In one sequence in Protocols Of Zion, director Marc Levin (Slam, Whiteboyz) travels to Hollywood, trying to gather prominent Hollywood Jews for a round-table discussion of anti-Semitism and The Passion Of The Christ. Norman Lear puts Levin in contact with Larry David, whom Lear describes as the "hottest Jew in Hollywood." David turns him down but suggests he talk to Rob Reiner, who in turn suggests that he talk to—yes, Norman Lear. In a documentary with a sharper sense of irony or a more satiric sensibility—say, one by Nick Broomfield or Michael Moore—that circular absurdity would serve as a highlight, but in Levin's muddled, painfully earnest doc, it merely dramatizes Levin's inability to get meaningful answers to his provocative questions. At least Protocols Of Zion isn't boring—it gleans some priceless dark comedy from the narrow mindsets, inflexibility, and warped logic of bigots, as when a conservatively dressed white supremacist who seems to model himself after a successful corporate middle manager denies that Hitler was the least bit suicidal, only to be reminded by Levin that the Führer committed suicide. Or when a street-corner blowhard insists that Rudolph "Jew-liani"'s last name betrays his covert religious affiliation.
Levin's film has a noble aim: He wants to explore the enduring popularity of The Protocol Of The Elders Of Zion, a seminal, transparently fictitious anti-Semitic document ostensibly recording the minutes of a meeting of Jews plotting world domination, and its relationship with the conspiracy theory that Jews and/or Israel were somehow responsible for 9/11. That would be an ambitious enough project for any filmmaker, but Levin casts his net even wider, exploring Daniel Pearl's beheading, The Passion Of The Christ, his own family history, and numerous other tangentially related threads.
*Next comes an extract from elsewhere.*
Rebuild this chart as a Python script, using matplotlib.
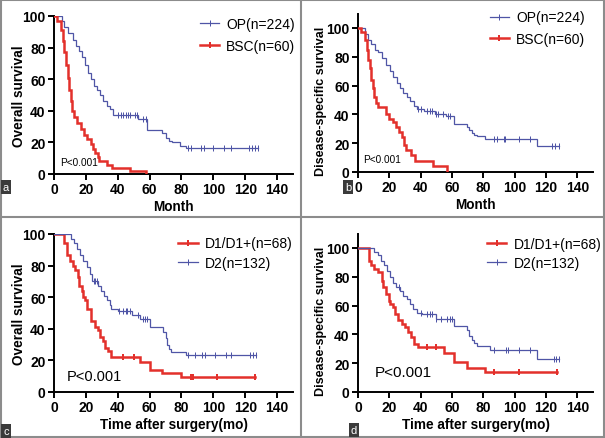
import matplotlib
matplotlib.use("Agg")
import matplotlib.pyplot as plt
import numpy as np
from matplotlib.lines import Line2D

plt.rcParams['font.family'] = ['Liberation Sans', 'DejaVu Sans']

BLUE = '#4f55a6'
RED = '#e3302b'

# Panel a - overall survival, OP vs BSC
a_op_t = [0, 5, 6, 9, 12, 14, 16, 17.5, 19.5, 21.5, 23.5, 25, 27, 29, 31, 33, 35, 37, 53, 58.5, 68, 70, 72, 74, 79, 83]
a_op_s = [100, 97, 93, 89, 85, 81, 78, 74, 69, 64, 60, 56, 53, 50, 46, 43, 41, 37.5, 35, 28, 26, 23, 21, 20, 18, 16.5]
a_op_c = [40, 42, 43.5, 45, 46.5, 48, 51, 52, 56, 58, 84, 86, 92.5, 94, 100, 107, 111, 122.5, 124, 126, 128]
a_bsc_t = [0, 2, 4.5, 5.5, 6.5, 7.5, 8.5, 9.5, 10.5, 11.5, 12.5, 14.5, 17, 19, 21, 23, 24.5, 26, 27.5, 28.5, 33.5, 36.5, 47.5, 57.5]
a_bsc_s = [100, 97, 91, 84, 77, 69, 61, 53, 46, 40, 36, 32, 28.5, 25, 22, 19, 16, 13, 10.5, 8, 6, 4, 2, 0]
a_bsc_c = []

# Panel b - disease-specific survival, OP vs BSC
b_op_t = [0, 4.5, 6.5, 8.5, 11, 13, 15.5, 18, 20.5, 22.5, 25, 27, 29, 31, 33, 35.5, 37.5, 42, 49, 56, 61, 69.5, 71, 72.5, 74, 76, 81, 114]
b_op_s = [100, 96, 92, 89, 85, 83, 79, 74, 70, 66, 62, 58, 55, 52, 49, 46, 44, 42.5, 40.5, 39, 33.5, 31, 29, 27, 26, 25, 23, 18]
b_op_c = [38, 40, 44, 46, 47.5, 49.5, 51, 54, 57.5, 59, 86.5, 88.5, 93, 94, 103, 110, 124, 126, 128]
b_bsc_t = [0, 2, 4.5, 5.5, 6.5, 7.5, 8.5, 9.5, 10.5, 11.5, 13, 18, 19.5, 22.5, 24.5, 26, 28, 29.5, 30.5, 34, 36.5, 48, 57]
b_bsc_s = [100, 97, 92, 85, 78, 72, 64, 58, 52, 48, 45, 40, 37, 35, 31, 28, 24, 19, 15, 11.5, 7.5, 4, 0]
b_bsc_c = []

# Panel c - overall survival, D1/D1+ vs D2
c_d1_t = [0, 6, 8, 10, 12, 13, 15, 16, 17.5, 18.5, 19.5, 20.5, 23.5, 25.5, 27.5, 29, 31, 32, 34, 35.5, 54, 60, 68, 80]
c_d1_s = [100, 94, 87, 83, 80, 77, 73, 67, 64, 60, 58, 52.5, 45, 41, 39, 35, 32.5, 28, 26, 22, 19, 14, 12, 9.5]
c_d1_c = [43, 50, 86, 87, 102, 126]
c_d2_t = [0, 10.5, 12.5, 14.5, 16.5, 18.5, 20.5, 22.5, 24, 27.5, 29.5, 31.5, 33.5, 35, 36, 40, 49, 54, 60, 68.5, 70, 71, 72, 73.5, 83]
c_d2_s = [100, 97, 94, 90.5, 87, 83, 79, 75, 70.5, 67, 64, 61, 58, 55, 52.5, 51, 49, 46.5, 41, 38, 34, 30, 27.5, 25.5, 23.5]
c_d2_c = [25, 26, 27, 41, 43, 45, 46, 48, 53, 56, 57, 58.5, 84, 88.5, 93, 94.5, 101, 108, 111, 123, 125, 127]

# Panel d - disease-specific survival, D1/D1+ vs D2
d_d1_t = [0, 7, 8.5, 10.5, 13, 15, 16, 18, 19.5, 20.5, 22.5, 23.5, 25.5, 28, 30, 32, 34, 36, 38.5, 55, 61, 69.5, 81]
d_d1_s = [100, 91, 88, 85.5, 83, 77, 73, 68, 63.5, 61, 59, 54, 50, 47, 45, 41.5, 38, 33.5, 31, 27, 21, 17, 14]
d_d1_c = [44, 50, 87, 103, 127]
d_d2_t = [0, 10.5, 12.5, 14.5, 16.5, 18.5, 20.5, 22.5, 24.5, 27, 29, 31, 33, 35, 37.5, 41, 50, 61, 69.5, 71, 72.5, 74, 76, 84, 114.5]
d_d2_s = [100, 97, 95, 91, 88, 84, 80, 76, 73, 70, 67, 64.5, 61, 57.5, 55, 54, 51, 46, 43, 39, 36, 34, 32, 29.5, 23]
d_d2_c = [26, 40, 44, 46, 47, 50, 53, 57, 58.5, 60, 87, 94.5, 95.5, 102.5, 109.5, 125, 126.5, 128]

x_ticks = [0, 20, 40, 60, 80, 100, 120, 140]
y_ticks = [0, 20, 40, 60, 80, 100]


def km(ax, t, s, cens, color, lw):
    end = max([t[-1]] + list(cens))
    ax.step(list(t) + [end], list(s) + [s[-1]], where='post', color=color, lw=lw,
            solid_joinstyle='miter', zorder=3)
    if cens:
        idx = np.searchsorted(t, cens, side='right') - 1
        ax.plot(cens, np.array(s)[idx], ls='none', marker='|', ms=4.5,
                mew=lw * 0.8, color=color, zorder=3)


def style(ax, ytop, xlabel, ylabel, ylab_size, ylab_x):
    ax.set_xlim(0, 150)
    ax.set_ylim(0, ytop)
    ax.set_xticks(x_ticks)
    ax.set_yticks(y_ticks)
    for sp in ['top', 'right']:
        ax.spines[sp].set_visible(False)
    for sp in ['left', 'bottom']:
        ax.spines[sp].set_linewidth(1.4)
    ax.tick_params(direction='out', length=4, width=1.4, labelsize=10, pad=2)
    for lab in ax.get_xticklabels() + ax.get_yticklabels():
        lab.set_fontweight('bold')
    ax.set_xlabel(xlabel, fontsize=9.8, fontweight='bold', labelpad=2)
    ax.set_ylabel(ylabel, fontsize=ylab_size, fontweight='bold')
    ax.yaxis.set_label_coords(ylab_x, 0.5 * 100 / ytop)


def legend(ax, items, x, y, spacing):
    handles = [Line2D([], [], color=c, lw=lw, marker='|', ms=5, mew=lw * 0.8) for c, lw, _ in items]
    ax.legend(handles, [lab for _, _, lab in items], loc='upper left', bbox_to_anchor=(x, y),
              frameon=False, fontsize=10, handlelength=1.4, handletextpad=0.5,
              labelspacing=spacing, borderpad=0, borderaxespad=0, numpoints=1)


W, H = 605, 439
fig = plt.figure(figsize=(W / 100, H / 100), dpi=100)


def px_axes(x0, y0, x1, y1):
    return fig.add_axes([x0 / W, 1 - y1 / H, (x1 - x0) / W, (y1 - y0) / H])


ax_a = px_axes(54, 17, 293, 175)
ax_b = px_axes(358, 14.6, 593, 173)
ax_c = px_axes(54, 235, 293, 393)
ax_d = px_axes(358, 234.6, 593, 393)

km(ax_a, a_op_t, a_op_s, a_op_c, BLUE, 0.9)
km(ax_a, a_bsc_t, a_bsc_s, a_bsc_c, RED, 1.8)
style(ax_a, 100, 'Month', 'Overall survival', 9.8, -0.117)
legend(ax_a, [(BLUE, 0.9, 'OP(n=224)'), (RED, 1.8, 'BSC(n=60)')], 0.61, 0.995, 0.6)
ax_a.text(3.8, 7.6, 'P<0.001', fontsize=7.2, va='center', ha='left')

km(ax_b, b_op_t, b_op_s, b_op_c, BLUE, 0.9)
km(ax_b, b_bsc_t, b_bsc_s, b_bsc_c, RED, 1.8)
style(ax_b, 110, 'Month', 'Disease-specific survival', 9.0, -0.132)
legend(ax_b, [(BLUE, 0.9, 'OP(n=224)'), (RED, 1.8, 'BSC(n=60)')], 0.56, 1.02, 0.55)
ax_b.text(3.2, 9, 'P<0.001', fontsize=7.2, va='center', ha='left')

km(ax_c, c_d1_t, c_d1_s, c_d1_c, RED, 1.8)
km(ax_c, c_d2_t, c_d2_s, c_d2_c, BLUE, 0.9)
style(ax_c, 100, 'Time after surgery(mo)', 'Overall survival', 9.8, -0.117)
legend(ax_c, [(RED, 1.8, 'D1/D1+(n=68)'), (BLUE, 0.9, 'D2(n=132)')], 0.52, 0.985, 0.4)
ax_c.text(8.2, 10, 'P<0.001', fontsize=10.5, va='center', ha='left')

km(ax_d, d_d1_t, d_d1_s, d_d1_c, RED, 1.8)
km(ax_d, d_d2_t, d_d2_s, d_d2_c, BLUE, 0.9)
style(ax_d, 110, 'Time after surgery(mo)', 'Disease-specific survival', 9.0, -0.132)
legend(ax_d, [(RED, 1.8, 'D1/D1+(n=68)'), (BLUE, 0.9, 'D2(n=132)')], 0.549, 0.98, 0.4)
ax_d.text(10.9, 14, 'P<0.001', fontsize=11, va='center', ha='left')

# grey frame and panel dividers
frame = '#8c8c8c'
for xs, ys in [([0, 1], [0.998, 0.998]), ([0, 1], [0.002, 0.002]),
               ([0.0015, 0.0015], [0, 1]), ([0.998, 0.998], [0, 1]),
               ([301 / W, 301 / W], [0, 1]), ([0, 1], [1 - 218 / H, 1 - 218 / H])]:
    fig.add_artist(Line2D(xs, ys, color=frame, lw=1.5, transform=fig.transFigure))

# panel letters
for lab, x, y in [('a', 6, 188), ('b', 348, 188), ('c', 6, 432), ('d', 354, 431)]:
    fig.text(x / W, 1 - y / H, lab, color='white', fontsize=8, ha='center', va='center',
             bbox=dict(boxstyle='square,pad=0.2', facecolor='#3b3b3b', edgecolor='none'))

fig.savefig('out.png', dpi=100)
Intriguingly, Levin doesn't deny that there are powerful forces controlling the world semi-covertly, but in his earnest lefty mindset, they're powerful multinational corporations and tycoons like Rupert Murdoch, not scheming Jews. In scene after scene, Levin's subjects spit anti-Semitic invective, Levin responds indignantly with passionate but not terribly lucid or rigorously reasoned counter-arguments, and both sides walk away with their ideologies intact. Levin aims to spark a dialogue about the nature of anti-Semitism, but his film barely elucidates its root causes. He succeeds in sparking a dialogue, but the agitated emotions and hot air on both sides add disappointingly little to the debate. Sometimes the best of intentions just aren't enough.